(Plotting code records)
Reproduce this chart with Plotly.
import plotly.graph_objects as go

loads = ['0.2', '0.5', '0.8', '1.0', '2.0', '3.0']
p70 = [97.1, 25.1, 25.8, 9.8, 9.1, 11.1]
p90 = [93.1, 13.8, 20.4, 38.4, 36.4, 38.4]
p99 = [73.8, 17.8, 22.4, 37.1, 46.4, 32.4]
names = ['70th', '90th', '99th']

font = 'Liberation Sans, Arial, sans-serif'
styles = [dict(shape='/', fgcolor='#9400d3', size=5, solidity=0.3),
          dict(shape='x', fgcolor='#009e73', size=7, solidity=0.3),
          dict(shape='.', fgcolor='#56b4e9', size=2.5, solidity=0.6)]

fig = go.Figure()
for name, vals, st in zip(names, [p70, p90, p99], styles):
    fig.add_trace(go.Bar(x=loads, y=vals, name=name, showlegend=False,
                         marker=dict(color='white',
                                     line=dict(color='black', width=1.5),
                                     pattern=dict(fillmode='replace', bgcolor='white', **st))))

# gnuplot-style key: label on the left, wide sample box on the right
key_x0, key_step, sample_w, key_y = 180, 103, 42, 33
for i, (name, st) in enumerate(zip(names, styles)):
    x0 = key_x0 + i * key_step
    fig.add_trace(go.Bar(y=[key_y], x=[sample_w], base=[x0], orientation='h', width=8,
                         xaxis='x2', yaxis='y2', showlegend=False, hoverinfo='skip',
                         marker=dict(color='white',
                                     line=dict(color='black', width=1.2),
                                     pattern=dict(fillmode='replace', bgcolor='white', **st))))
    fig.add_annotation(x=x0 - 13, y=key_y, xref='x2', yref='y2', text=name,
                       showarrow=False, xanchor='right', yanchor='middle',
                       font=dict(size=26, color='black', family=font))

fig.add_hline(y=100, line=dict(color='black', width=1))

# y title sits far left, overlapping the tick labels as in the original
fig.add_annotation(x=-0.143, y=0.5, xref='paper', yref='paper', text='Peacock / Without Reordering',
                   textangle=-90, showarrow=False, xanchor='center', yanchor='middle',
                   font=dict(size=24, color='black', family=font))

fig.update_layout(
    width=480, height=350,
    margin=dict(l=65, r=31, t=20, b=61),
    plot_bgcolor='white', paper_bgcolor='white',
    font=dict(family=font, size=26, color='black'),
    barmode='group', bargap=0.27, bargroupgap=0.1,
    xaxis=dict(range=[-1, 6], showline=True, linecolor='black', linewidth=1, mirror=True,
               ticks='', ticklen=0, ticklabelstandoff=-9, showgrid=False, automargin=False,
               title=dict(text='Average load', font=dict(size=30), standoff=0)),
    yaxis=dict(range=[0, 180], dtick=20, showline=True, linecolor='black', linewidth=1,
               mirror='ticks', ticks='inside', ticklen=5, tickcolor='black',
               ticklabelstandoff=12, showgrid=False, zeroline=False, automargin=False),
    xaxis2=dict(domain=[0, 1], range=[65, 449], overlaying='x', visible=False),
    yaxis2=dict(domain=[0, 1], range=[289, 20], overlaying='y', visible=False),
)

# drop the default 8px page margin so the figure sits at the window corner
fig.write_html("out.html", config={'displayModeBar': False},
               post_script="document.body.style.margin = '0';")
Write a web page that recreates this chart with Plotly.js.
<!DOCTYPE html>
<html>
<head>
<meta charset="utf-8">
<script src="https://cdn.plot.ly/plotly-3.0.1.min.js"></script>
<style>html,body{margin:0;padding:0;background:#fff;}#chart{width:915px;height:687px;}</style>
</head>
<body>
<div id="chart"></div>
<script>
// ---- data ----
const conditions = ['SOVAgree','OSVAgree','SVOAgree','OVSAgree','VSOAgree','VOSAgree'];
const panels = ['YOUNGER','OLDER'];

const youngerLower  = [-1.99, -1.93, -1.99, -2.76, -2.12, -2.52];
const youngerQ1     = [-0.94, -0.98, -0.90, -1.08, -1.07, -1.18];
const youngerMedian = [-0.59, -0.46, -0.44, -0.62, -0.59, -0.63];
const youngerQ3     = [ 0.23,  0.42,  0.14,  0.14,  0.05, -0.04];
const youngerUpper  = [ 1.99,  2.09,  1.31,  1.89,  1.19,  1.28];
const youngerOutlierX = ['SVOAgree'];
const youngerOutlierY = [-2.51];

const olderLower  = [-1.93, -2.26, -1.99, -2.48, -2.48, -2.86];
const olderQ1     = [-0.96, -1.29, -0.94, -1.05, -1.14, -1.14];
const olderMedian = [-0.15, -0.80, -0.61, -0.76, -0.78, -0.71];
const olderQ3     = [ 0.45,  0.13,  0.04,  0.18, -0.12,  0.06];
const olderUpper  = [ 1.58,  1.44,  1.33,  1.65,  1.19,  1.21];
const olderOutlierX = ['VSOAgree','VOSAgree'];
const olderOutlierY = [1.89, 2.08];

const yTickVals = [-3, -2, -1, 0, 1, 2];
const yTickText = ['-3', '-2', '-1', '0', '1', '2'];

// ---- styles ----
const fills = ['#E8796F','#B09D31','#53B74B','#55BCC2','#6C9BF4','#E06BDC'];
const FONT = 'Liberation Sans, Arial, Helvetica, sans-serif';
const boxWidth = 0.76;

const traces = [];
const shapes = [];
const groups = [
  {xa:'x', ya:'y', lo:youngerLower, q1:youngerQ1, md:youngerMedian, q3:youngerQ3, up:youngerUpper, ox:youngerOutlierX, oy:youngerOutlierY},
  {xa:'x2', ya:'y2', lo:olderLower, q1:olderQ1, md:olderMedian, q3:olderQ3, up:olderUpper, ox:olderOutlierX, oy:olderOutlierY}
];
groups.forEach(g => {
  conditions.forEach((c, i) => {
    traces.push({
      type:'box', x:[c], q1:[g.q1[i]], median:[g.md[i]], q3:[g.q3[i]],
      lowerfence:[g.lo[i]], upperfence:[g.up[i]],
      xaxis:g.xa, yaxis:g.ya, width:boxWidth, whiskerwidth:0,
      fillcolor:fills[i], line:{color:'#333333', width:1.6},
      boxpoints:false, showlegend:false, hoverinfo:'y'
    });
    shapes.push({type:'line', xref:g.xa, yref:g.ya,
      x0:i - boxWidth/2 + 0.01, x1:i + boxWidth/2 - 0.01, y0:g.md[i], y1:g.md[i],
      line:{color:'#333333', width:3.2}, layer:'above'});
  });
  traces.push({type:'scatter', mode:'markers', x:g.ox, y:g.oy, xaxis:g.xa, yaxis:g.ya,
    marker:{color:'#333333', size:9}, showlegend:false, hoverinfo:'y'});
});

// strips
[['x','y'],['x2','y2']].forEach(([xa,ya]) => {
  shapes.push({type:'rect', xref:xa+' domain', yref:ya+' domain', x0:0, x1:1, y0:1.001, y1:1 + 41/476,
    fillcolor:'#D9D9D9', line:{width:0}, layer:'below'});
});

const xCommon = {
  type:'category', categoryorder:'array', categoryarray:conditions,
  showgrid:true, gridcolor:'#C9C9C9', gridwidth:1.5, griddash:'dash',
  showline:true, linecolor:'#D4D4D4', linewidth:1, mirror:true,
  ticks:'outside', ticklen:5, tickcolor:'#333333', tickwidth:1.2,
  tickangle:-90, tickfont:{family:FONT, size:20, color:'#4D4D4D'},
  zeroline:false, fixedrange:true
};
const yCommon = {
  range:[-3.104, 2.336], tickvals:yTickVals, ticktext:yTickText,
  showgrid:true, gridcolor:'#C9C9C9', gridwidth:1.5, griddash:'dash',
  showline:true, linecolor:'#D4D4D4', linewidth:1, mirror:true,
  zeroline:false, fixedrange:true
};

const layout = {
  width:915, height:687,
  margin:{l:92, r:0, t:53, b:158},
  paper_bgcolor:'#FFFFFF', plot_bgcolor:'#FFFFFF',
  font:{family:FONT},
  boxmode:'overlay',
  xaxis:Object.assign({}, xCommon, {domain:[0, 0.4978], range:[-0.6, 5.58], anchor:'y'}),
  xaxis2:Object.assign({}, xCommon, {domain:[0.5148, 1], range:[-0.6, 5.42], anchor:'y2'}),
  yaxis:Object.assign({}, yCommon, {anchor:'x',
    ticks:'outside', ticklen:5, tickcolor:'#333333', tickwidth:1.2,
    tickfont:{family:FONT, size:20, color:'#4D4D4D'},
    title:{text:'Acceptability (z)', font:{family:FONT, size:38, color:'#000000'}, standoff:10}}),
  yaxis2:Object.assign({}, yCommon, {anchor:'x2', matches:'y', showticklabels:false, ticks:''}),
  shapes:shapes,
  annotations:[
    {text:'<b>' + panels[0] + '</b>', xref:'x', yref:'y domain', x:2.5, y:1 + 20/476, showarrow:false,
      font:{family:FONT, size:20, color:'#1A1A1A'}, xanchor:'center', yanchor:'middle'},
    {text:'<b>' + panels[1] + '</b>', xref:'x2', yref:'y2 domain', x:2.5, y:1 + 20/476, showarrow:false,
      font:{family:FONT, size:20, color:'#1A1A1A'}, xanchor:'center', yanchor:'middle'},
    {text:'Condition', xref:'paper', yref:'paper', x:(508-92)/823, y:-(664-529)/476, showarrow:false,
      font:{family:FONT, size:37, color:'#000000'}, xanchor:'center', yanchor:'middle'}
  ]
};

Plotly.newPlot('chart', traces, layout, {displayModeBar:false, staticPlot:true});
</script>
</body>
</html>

EXERCISE DIRECTIONS: Collect every line above that contains the word "this".

PROBLEM SOLUTION:
Reproduce this chart with Plotly.
Write a web page that recreates this chart with Plotly.js.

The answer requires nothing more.